## start Data provided
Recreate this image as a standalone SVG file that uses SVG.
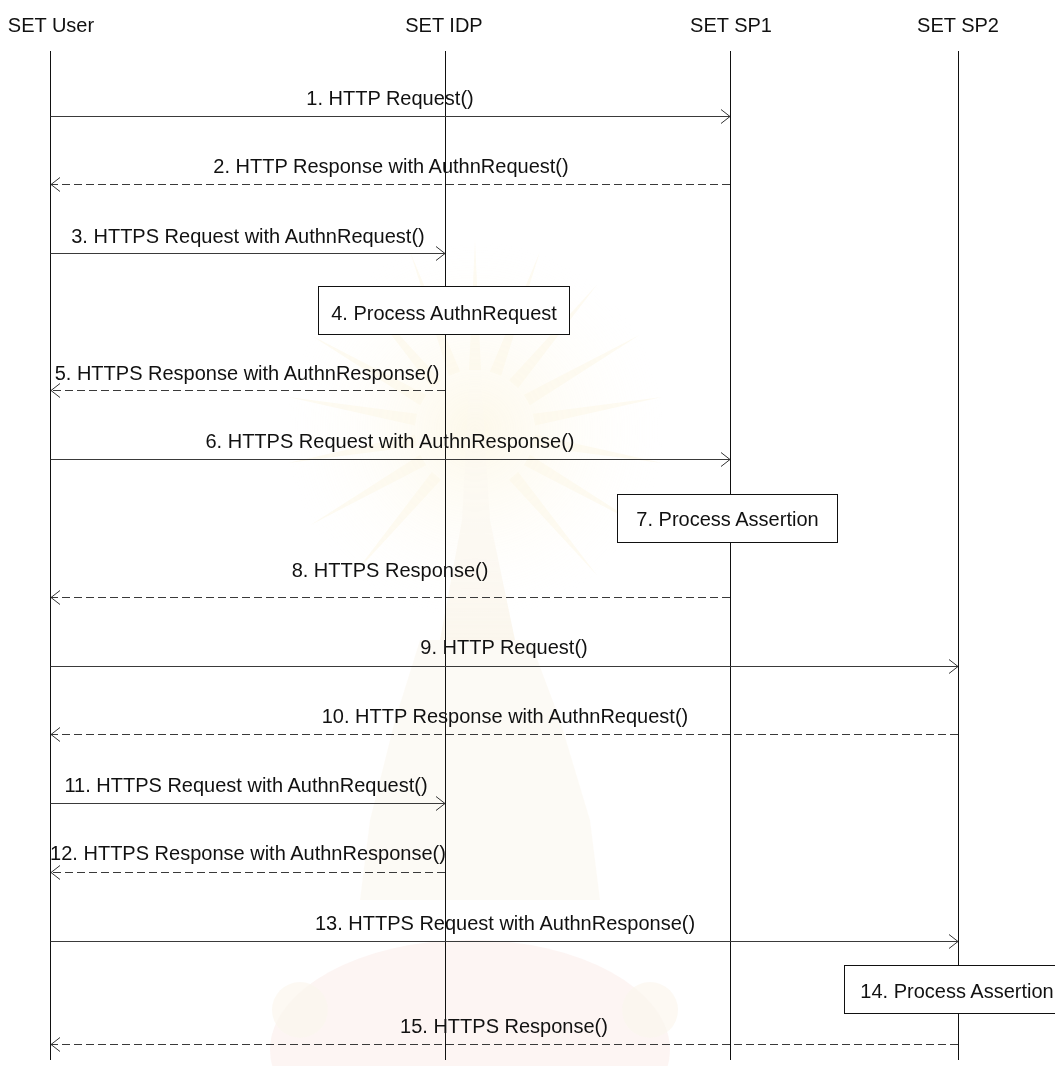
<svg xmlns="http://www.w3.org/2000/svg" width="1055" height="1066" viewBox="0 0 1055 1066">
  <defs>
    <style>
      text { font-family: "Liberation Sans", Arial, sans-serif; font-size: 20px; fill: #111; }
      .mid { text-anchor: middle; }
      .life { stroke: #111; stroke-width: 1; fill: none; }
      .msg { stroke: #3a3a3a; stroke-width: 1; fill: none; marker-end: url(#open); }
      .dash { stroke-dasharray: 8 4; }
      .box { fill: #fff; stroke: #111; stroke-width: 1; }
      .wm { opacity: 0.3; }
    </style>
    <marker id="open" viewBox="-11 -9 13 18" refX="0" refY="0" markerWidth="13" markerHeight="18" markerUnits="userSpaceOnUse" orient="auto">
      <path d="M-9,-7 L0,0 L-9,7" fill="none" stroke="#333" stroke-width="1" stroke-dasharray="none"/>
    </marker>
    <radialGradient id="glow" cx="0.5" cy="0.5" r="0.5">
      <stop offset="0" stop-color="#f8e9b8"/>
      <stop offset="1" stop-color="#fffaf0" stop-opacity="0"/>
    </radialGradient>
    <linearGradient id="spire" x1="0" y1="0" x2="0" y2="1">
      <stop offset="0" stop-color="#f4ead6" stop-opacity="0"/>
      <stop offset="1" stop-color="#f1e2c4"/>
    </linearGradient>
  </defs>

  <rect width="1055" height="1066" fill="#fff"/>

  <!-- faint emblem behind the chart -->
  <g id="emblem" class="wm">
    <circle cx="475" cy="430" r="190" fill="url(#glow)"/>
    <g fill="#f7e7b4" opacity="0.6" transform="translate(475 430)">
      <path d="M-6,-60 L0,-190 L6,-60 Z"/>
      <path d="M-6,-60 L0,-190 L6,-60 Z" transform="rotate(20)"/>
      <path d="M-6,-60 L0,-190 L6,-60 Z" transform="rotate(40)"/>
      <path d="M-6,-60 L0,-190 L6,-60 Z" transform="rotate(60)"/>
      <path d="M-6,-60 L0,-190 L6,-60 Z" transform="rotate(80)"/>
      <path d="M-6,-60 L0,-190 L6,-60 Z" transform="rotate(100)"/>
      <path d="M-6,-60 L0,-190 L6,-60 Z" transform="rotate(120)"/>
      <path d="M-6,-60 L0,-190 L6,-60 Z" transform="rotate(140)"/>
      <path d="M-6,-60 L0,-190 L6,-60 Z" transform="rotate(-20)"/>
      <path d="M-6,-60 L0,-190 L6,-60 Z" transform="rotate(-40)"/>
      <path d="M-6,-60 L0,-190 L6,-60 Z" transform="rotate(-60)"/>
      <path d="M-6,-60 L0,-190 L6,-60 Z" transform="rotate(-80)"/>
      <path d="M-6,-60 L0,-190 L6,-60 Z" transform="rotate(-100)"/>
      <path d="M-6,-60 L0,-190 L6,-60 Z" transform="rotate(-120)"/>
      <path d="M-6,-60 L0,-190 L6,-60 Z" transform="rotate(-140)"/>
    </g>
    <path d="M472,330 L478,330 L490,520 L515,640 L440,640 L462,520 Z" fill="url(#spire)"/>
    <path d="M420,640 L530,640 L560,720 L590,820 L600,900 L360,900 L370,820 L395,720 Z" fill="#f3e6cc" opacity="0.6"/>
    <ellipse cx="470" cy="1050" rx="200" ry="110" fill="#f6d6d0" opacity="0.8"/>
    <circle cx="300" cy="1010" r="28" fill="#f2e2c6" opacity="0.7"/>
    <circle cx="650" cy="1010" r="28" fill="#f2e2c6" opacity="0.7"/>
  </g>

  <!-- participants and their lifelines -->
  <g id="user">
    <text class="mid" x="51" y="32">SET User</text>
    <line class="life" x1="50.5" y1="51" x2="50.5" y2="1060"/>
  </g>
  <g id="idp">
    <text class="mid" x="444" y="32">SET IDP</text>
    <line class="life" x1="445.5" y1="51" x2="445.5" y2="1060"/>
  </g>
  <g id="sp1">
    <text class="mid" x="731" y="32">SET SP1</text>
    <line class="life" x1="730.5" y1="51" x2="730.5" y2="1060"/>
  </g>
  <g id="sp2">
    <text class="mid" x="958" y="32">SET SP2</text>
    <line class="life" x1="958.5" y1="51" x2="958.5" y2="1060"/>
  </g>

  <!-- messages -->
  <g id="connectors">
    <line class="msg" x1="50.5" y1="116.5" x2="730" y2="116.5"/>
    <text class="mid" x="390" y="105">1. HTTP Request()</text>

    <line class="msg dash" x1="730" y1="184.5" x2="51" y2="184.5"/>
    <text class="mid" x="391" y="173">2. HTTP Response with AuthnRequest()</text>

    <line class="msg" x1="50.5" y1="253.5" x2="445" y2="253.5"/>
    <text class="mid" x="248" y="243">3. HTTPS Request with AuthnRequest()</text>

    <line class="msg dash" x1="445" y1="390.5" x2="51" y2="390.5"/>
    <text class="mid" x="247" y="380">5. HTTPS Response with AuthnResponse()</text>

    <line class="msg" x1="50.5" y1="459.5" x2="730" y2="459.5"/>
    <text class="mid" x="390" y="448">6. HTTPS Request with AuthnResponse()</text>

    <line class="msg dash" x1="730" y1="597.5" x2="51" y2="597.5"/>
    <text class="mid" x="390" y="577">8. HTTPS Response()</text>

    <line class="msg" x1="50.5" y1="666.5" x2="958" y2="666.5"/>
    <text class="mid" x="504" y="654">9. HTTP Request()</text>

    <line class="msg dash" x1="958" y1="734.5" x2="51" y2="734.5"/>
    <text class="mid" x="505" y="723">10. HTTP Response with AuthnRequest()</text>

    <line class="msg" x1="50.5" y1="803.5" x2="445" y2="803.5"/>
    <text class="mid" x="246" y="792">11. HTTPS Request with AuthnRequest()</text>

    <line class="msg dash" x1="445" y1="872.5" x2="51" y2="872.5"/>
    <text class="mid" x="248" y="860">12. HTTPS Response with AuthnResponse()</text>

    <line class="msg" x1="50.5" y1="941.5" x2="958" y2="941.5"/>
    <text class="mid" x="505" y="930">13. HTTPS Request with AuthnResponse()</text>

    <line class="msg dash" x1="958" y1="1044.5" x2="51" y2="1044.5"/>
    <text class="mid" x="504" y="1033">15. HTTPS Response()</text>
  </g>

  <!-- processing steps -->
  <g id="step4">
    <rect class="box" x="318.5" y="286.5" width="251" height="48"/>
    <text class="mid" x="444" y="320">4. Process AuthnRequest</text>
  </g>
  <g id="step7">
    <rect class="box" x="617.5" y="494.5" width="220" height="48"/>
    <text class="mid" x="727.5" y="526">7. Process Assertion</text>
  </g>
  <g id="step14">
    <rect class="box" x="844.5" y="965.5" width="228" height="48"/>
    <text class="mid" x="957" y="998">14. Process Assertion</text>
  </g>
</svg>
## end Data provided
◆ Direction
With the pictures left out, transcribe the material exactly.

◆ Problem solution
Recreate this image as a standalone SVG file that uses SVG.
<svg xmlns="http://www.w3.org/2000/svg" width="1055" height="1066" viewBox="0 0 1055 1066">
  <defs>
    <style>
      text { font-family: "Liberation Sans", Arial, sans-serif; font-size: 20px; fill: #111; }
      .mid { text-anchor: middle; }
      .life { stroke: #111; stroke-width: 1; fill: none; }
      .msg { stroke: #3a3a3a; stroke-width: 1; fill: none; marker-end: url(#open); }
      .dash { stroke-dasharray: 8 4; }
      .box { fill: #fff; stroke: #111; stroke-width: 1; }
      .wm { opacity: 0.3; }
    </style>
    <marker id="open" viewBox="-11 -9 13 18" refX="0" refY="0" markerWidth="13" markerHeight="18" markerUnits="userSpaceOnUse" orient="auto">
      <path d="M-9,-7 L0,0 L-9,7" fill="none" stroke="#333" stroke-width="1" stroke-dasharray="none"/>
    </marker>
    <radialGradient id="glow" cx="0.5" cy="0.5" r="0.5">
      <stop offset="0" stop-color="#f8e9b8"/>
      <stop offset="1" stop-color="#fffaf0" stop-opacity="0"/>
    </radialGradient>
    <linearGradient id="spire" x1="0" y1="0" x2="0" y2="1">
      <stop offset="0" stop-color="#f4ead6" stop-opacity="0"/>
      <stop offset="1" stop-color="#f1e2c4"/>
    </linearGradient>
  </defs>

  <rect width="1055" height="1066" fill="#fff"/>

  <!-- faint emblem behind the chart -->
  <g id="emblem" class="wm">
    <circle cx="475" cy="430" r="190" fill="url(#glow)"/>
    <g fill="#f7e7b4" opacity="0.6" transform="translate(475 430)">
      <path d="M-6,-60 L0,-190 L6,-60 Z"/>
      <path d="M-6,-60 L0,-190 L6,-60 Z" transform="rotate(20)"/>
      <path d="M-6,-60 L0,-190 L6,-60 Z" transform="rotate(40)"/>
      <path d="M-6,-60 L0,-190 L6,-60 Z" transform="rotate(60)"/>
      <path d="M-6,-60 L0,-190 L6,-60 Z" transform="rotate(80)"/>
      <path d="M-6,-60 L0,-190 L6,-60 Z" transform="rotate(100)"/>
      <path d="M-6,-60 L0,-190 L6,-60 Z" transform="rotate(120)"/>
      <path d="M-6,-60 L0,-190 L6,-60 Z" transform="rotate(140)"/>
      <path d="M-6,-60 L0,-190 L6,-60 Z" transform="rotate(-20)"/>
      <path d="M-6,-60 L0,-190 L6,-60 Z" transform="rotate(-40)"/>
      <path d="M-6,-60 L0,-190 L6,-60 Z" transform="rotate(-60)"/>
      <path d="M-6,-60 L0,-190 L6,-60 Z" transform="rotate(-80)"/>
      <path d="M-6,-60 L0,-190 L6,-60 Z" transform="rotate(-100)"/>
      <path d="M-6,-60 L0,-190 L6,-60 Z" transform="rotate(-120)"/>
      <path d="M-6,-60 L0,-190 L6,-60 Z" transform="rotate(-140)"/>
    </g>
    <path d="M472,330 L478,330 L490,520 L515,640 L440,640 L462,520 Z" fill="url(#spire)"/>
    <path d="M420,640 L530,640 L560,720 L590,820 L600,900 L360,900 L370,820 L395,720 Z" fill="#f3e6cc" opacity="0.6"/>
    <ellipse cx="470" cy="1050" rx="200" ry="110" fill="#f6d6d0" opacity="0.8"/>
    <circle cx="300" cy="1010" r="28" fill="#f2e2c6" opacity="0.7"/>
    <circle cx="650" cy="1010" r="28" fill="#f2e2c6" opacity="0.7"/>
  </g>

  <!-- participants and their lifelines -->
  <g id="user">
    <text class="mid" x="51" y="32">SET User</text>
    <line class="life" x1="50.5" y1="51" x2="50.5" y2="1060"/>
  </g>
  <g id="idp">
    <text class="mid" x="444" y="32">SET IDP</text>
    <line class="life" x1="445.5" y1="51" x2="445.5" y2="1060"/>
  </g>
  <g id="sp1">
    <text class="mid" x="731" y="32">SET SP1</text>
    <line class="life" x1="730.5" y1="51" x2="730.5" y2="1060"/>
  </g>
  <g id="sp2">
    <text class="mid" x="958" y="32">SET SP2</text>
    <line class="life" x1="958.5" y1="51" x2="958.5" y2="1060"/>
  </g>

  <!-- messages -->
  <g id="connectors">
    <line class="msg" x1="50.5" y1="116.5" x2="730" y2="116.5"/>
    <text class="mid" x="390" y="105">1. HTTP Request()</text>

    <line class="msg dash" x1="730" y1="184.5" x2="51" y2="184.5"/>
    <text class="mid" x="391" y="173">2. HTTP Response with AuthnRequest()</text>

    <line class="msg" x1="50.5" y1="253.5" x2="445" y2="253.5"/>
    <text class="mid" x="248" y="243">3. HTTPS Request with AuthnRequest()</text>

    <line class="msg dash" x1="445" y1="390.5" x2="51" y2="390.5"/>
    <text class="mid" x="247" y="380">5. HTTPS Response with AuthnResponse()</text>

    <line class="msg" x1="50.5" y1="459.5" x2="730" y2="459.5"/>
    <text class="mid" x="390" y="448">6. HTTPS Request with AuthnResponse()</text>

    <line class="msg dash" x1="730" y1="597.5" x2="51" y2="597.5"/>
    <text class="mid" x="390" y="577">8. HTTPS Response()</text>

    <line class="msg" x1="50.5" y1="666.5" x2="958" y2="666.5"/>
    <text class="mid" x="504" y="654">9. HTTP Request()</text>

    <line class="msg dash" x1="958" y1="734.5" x2="51" y2="734.5"/>
    <text class="mid" x="505" y="723">10. HTTP Response with AuthnRequest()</text>

    <line class="msg" x1="50.5" y1="803.5" x2="445" y2="803.5"/>
    <text class="mid" x="246" y="792">11. HTTPS Request with AuthnRequest()</text>

    <line class="msg dash" x1="445" y1="872.5" x2="51" y2="872.5"/>
    <text class="mid" x="248" y="860">12. HTTPS Response with AuthnResponse()</text>

    <line class="msg" x1="50.5" y1="941.5" x2="958" y2="941.5"/>
    <text class="mid" x="505" y="930">13. HTTPS Request with AuthnResponse()</text>

    <line class="msg dash" x1="958" y1="1044.5" x2="51" y2="1044.5"/>
    <text class="mid" x="504" y="1033">15. HTTPS Response()</text>
  </g>

  <!-- processing steps -->
  <g id="step4">
    <rect class="box" x="318.5" y="286.5" width="251" height="48"/>
    <text class="mid" x="444" y="320">4. Process AuthnRequest</text>
  </g>
  <g id="step7">
    <rect class="box" x="617.5" y="494.5" width="220" height="48"/>
    <text class="mid" x="727.5" y="526">7. Process Assertion</text>
  </g>
  <g id="step14">
    <rect class="box" x="844.5" y="965.5" width="228" height="48"/>
    <text class="mid" x="957" y="998">14. Process Assertion</text>
  </g>
</svg>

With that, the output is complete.